Suppose there exists a solution to *$u_t+\Delta^2u+\Delta u=0$ of the form $u(x,y,t)=c(t)e^{i\pi(x/4\pi+y/4\pi)}$. I need to find such a function $c(t)$.
Plugging $u(x,y,t)$ into *, I got $c'(t)e^{i\pi(x/4\pi+y/4\pi)}-7/64c(t)e^{i\pi(x/4\pi+y/4\pi)}=0\implies c'(t)=7/64c(t)$. This is a first order ODE in $c(t)$, so the solution is $c(t)=u_0e^{(7/64)t}$, for a constant $u_0$.

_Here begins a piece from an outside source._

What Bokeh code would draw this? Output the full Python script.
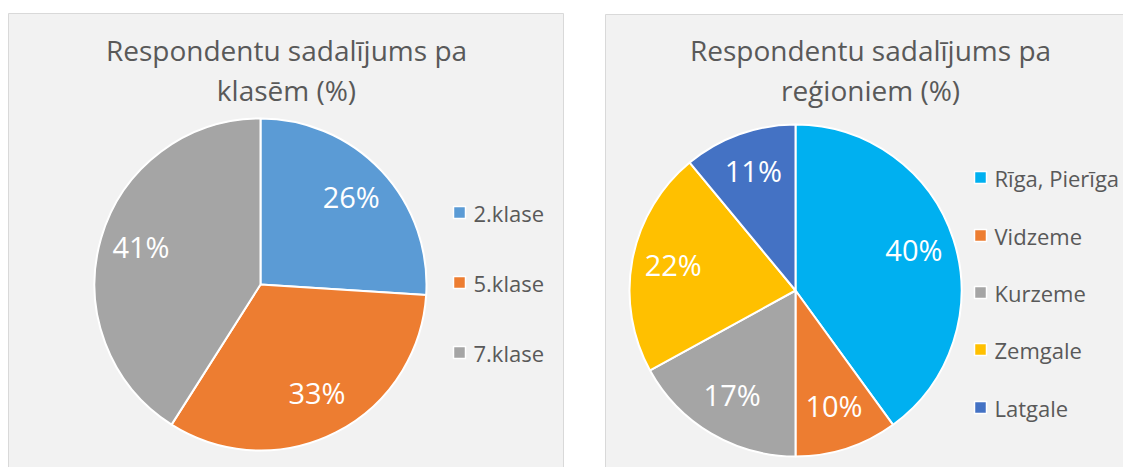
import math
from bokeh.plotting import figure
from bokeh.models import Range1d
from bokeh.core.properties import value
from bokeh.embed import file_html
from bokeh.resources import INLINE

# ---- data ----
class_labels = ["2.klase", "5.klase", "7.klase"]
class_values = [26, 33, 41]
class_colors = ["#5B9BD5", "#ED7D31", "#A5A5A5"]

region_labels = ["Rīga, Pierīga", "Vidzeme", "Kurzeme", "Zemgale", "Latgale"]
region_values = [40, 10, 17, 22, 11]
region_colors = ["#00B0F0", "#ED7D31", "#A5A5A5", "#FFC000", "#4472C4"]

title_left = ["Respondentu sadalījums pa", "klasēm (%)"]
title_right = ["Respondentu sadalījums pa", "reģioniem (%)"]

FONT = "Open Sans"
TXT = "#595959"
W, H = 1123, 467

p = figure(width=W, height=H, output_backend="svg", toolbar_location=None,
           x_range=Range1d(0, W), y_range=Range1d(0, H),
           min_border=0, outline_line_color=None)
p.axis.visible = False
p.grid.visible = False
p.background_fill_color = "white"
p.border_fill_color = "white"


def Y(sy):
    # screen y -> data y
    return H - sy


# panels
p.quad(left=[8, 605], right=[563, 1200], top=[Y(13), Y(14)], bottom=[Y(600), Y(600)],
       fill_color="#F2F2F2", line_color="#D9D9D9", line_width=1)


def pie(cx, cy, r, labels, values, colors, title, tx, lx, lys, lab_frac=0.75):
    total = float(sum(values))
    c0 = 0.0
    starts, ends, mx, my, txts = [], [], [], [], []
    for v in values:
        c1 = c0 + v / total
        starts.append(math.pi / 2 - 2 * math.pi * c1)
        ends.append(math.pi / 2 - 2 * math.pi * c0)
        mid = (c0 + c1) / 2
        a = 2 * math.pi * mid
        mx.append(cx + lab_frac * r * math.sin(a))
        my.append(Y(cy) + lab_frac * r * math.cos(a))
        txts.append(f"{v}%")
        c0 = c1
    p.wedge(x=[cx] * len(values), y=[Y(cy)] * len(values), radius=r,
            start_angle=starts, end_angle=ends, fill_color=colors,
            line_color="white", line_width=2)
    p.text(x=mx, y=my, text=txts, text_color="white", text_font=value(FONT),
           text_font_size="29px", text_align="center", text_baseline="middle",
           y_offset=-3)
    p.text(x=[tx, tx], y=[Y(49), Y(89)], text=title, text_color=TXT,
           text_font=value(FONT), text_font_size="28px", text_align="center",
           text_baseline="middle")
    p.scatter(x=[lx] * len(labels), y=[Y(v) for v in lys], marker="square",
              size=12, fill_color=colors, line_color="white", line_width=1.5)
    p.text(x=[lx + 14] * len(labels), y=[Y(v) for v in lys], text=labels,
           text_color=TXT, text_font=value(FONT), text_font_size="22px",
           text_align="left", text_baseline="middle")


pie(260, 284, 166, class_labels, class_values, class_colors, title_left, 286,
    459, [212, 282, 352])
pie(795, 290, 166, region_labels, region_values, region_colors, title_right, 870,
    980, [177, 235, 292, 349, 407])

open("out.html", "w").write(file_html(p, INLINE))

So does my work look alright? And if so, since I got $c(t)=u_0e^{(7/64)t}$, does this mean that my solution $u(x,y,t)=u_0e^{(7/64)t}e^{i\pi(x/4\pi+y/4\pi)}$ grows in time, as opposed to decaying?
Let's check: $$u_t = \frac{7}{64} u$$ $$\Delta u = -\frac{1}{8}u$$ hence $$\Delta\Delta u = \frac{1}{64}u$$ Yes, the sum is $0$.
Yes, the solution increases in amplitude with time. Without the biLaplacian you would have time-reversed diffusion equation, which typically leads to concentration $u$ blowing up.